Job: Print exactly the lines from the first one down to the line containing "import plotly.graph_objects as go", both ends included, with no pictures and nothing else.

Data block:
——————————
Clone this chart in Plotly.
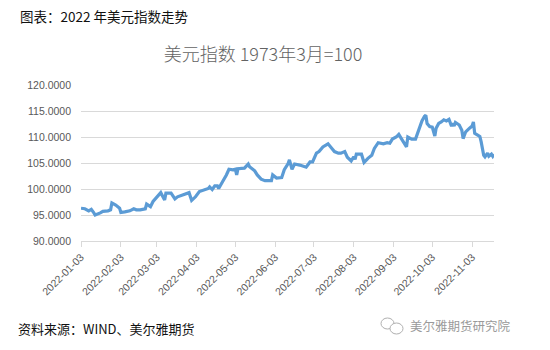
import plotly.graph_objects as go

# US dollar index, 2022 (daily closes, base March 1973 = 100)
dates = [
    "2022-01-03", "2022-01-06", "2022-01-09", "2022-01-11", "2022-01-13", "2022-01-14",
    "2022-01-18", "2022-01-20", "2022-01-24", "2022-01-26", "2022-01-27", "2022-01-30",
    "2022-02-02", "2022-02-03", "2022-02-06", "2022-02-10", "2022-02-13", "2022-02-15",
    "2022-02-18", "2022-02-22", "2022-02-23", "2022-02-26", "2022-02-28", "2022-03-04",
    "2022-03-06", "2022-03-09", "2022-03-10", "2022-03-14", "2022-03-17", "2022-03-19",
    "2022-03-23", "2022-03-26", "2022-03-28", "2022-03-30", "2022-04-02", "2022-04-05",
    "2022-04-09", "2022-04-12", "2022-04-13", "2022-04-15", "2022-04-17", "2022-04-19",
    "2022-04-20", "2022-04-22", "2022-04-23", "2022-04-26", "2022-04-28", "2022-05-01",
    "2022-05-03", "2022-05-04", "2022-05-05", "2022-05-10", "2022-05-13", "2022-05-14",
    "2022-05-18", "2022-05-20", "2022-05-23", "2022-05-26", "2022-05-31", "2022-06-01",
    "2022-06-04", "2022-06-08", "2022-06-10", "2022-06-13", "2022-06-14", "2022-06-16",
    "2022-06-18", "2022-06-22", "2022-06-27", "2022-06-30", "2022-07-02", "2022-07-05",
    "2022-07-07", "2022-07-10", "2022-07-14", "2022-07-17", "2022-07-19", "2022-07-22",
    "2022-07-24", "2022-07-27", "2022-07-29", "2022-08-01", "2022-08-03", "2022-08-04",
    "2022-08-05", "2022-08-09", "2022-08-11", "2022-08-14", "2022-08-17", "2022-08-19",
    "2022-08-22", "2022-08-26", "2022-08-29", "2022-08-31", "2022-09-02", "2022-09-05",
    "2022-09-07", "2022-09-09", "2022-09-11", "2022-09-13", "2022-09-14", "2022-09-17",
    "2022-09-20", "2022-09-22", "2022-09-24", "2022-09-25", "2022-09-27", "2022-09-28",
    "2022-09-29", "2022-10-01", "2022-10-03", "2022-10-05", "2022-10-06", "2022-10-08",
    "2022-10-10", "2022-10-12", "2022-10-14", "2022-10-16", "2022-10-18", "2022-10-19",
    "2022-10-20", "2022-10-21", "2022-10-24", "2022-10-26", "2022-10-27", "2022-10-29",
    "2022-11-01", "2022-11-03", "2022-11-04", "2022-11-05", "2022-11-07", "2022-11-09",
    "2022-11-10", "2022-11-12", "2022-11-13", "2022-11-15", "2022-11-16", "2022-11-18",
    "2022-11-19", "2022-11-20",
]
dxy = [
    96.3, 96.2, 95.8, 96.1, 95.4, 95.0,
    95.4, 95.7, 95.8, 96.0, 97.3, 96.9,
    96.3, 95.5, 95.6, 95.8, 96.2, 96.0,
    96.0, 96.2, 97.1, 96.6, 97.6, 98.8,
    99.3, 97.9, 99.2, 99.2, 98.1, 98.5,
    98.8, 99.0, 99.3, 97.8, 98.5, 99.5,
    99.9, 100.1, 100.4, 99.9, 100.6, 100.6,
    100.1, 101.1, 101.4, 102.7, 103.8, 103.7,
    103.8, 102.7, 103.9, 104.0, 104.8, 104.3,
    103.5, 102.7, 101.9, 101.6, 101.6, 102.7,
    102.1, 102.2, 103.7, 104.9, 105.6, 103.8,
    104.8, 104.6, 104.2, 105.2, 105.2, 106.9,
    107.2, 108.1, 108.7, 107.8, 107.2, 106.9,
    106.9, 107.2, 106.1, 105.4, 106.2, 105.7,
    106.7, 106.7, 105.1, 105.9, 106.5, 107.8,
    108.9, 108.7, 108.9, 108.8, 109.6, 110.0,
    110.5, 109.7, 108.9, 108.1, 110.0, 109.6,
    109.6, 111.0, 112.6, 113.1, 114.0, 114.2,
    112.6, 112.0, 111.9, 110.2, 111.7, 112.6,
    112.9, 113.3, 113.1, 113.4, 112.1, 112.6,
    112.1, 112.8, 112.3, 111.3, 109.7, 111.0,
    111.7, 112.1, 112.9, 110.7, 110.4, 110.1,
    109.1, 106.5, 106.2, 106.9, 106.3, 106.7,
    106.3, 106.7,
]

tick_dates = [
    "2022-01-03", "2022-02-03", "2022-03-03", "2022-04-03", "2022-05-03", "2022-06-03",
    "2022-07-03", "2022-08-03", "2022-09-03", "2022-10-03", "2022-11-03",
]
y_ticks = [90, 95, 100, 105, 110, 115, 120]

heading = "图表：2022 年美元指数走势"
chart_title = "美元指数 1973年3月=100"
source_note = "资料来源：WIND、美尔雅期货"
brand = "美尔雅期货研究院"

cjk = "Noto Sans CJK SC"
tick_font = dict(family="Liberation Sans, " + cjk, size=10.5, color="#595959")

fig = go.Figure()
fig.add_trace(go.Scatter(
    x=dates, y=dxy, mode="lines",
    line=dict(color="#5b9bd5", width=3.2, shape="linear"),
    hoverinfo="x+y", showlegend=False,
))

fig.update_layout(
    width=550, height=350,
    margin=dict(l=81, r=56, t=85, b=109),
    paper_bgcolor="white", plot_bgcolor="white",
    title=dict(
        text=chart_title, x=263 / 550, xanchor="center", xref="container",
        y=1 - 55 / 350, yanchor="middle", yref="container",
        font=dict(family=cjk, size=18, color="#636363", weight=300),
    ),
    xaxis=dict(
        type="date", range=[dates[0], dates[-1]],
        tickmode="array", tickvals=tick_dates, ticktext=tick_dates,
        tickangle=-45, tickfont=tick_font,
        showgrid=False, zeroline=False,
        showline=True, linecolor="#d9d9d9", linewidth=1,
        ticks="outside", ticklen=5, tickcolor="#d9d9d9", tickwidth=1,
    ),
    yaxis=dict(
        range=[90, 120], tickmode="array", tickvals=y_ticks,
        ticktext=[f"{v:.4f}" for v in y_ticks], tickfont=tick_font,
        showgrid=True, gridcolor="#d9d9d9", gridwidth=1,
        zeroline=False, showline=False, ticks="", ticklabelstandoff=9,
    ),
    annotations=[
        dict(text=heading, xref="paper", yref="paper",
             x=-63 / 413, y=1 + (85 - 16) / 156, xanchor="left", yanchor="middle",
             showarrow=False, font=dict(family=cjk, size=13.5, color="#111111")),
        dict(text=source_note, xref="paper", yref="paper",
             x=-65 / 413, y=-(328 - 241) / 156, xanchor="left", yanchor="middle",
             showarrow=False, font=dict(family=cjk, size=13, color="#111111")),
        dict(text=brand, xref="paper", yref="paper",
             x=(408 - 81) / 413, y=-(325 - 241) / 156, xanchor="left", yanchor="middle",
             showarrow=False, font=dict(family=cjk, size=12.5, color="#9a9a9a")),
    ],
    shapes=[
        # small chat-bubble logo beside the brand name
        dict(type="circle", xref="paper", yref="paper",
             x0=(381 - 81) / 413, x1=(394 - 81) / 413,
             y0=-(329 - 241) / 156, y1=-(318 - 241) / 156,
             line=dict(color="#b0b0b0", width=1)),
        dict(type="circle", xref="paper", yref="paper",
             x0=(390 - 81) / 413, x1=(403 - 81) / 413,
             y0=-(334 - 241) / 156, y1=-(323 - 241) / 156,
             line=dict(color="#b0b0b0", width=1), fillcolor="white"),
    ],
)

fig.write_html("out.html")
——————————
Output:
Clone this chart in Plotly.
import plotly.graph_objects as go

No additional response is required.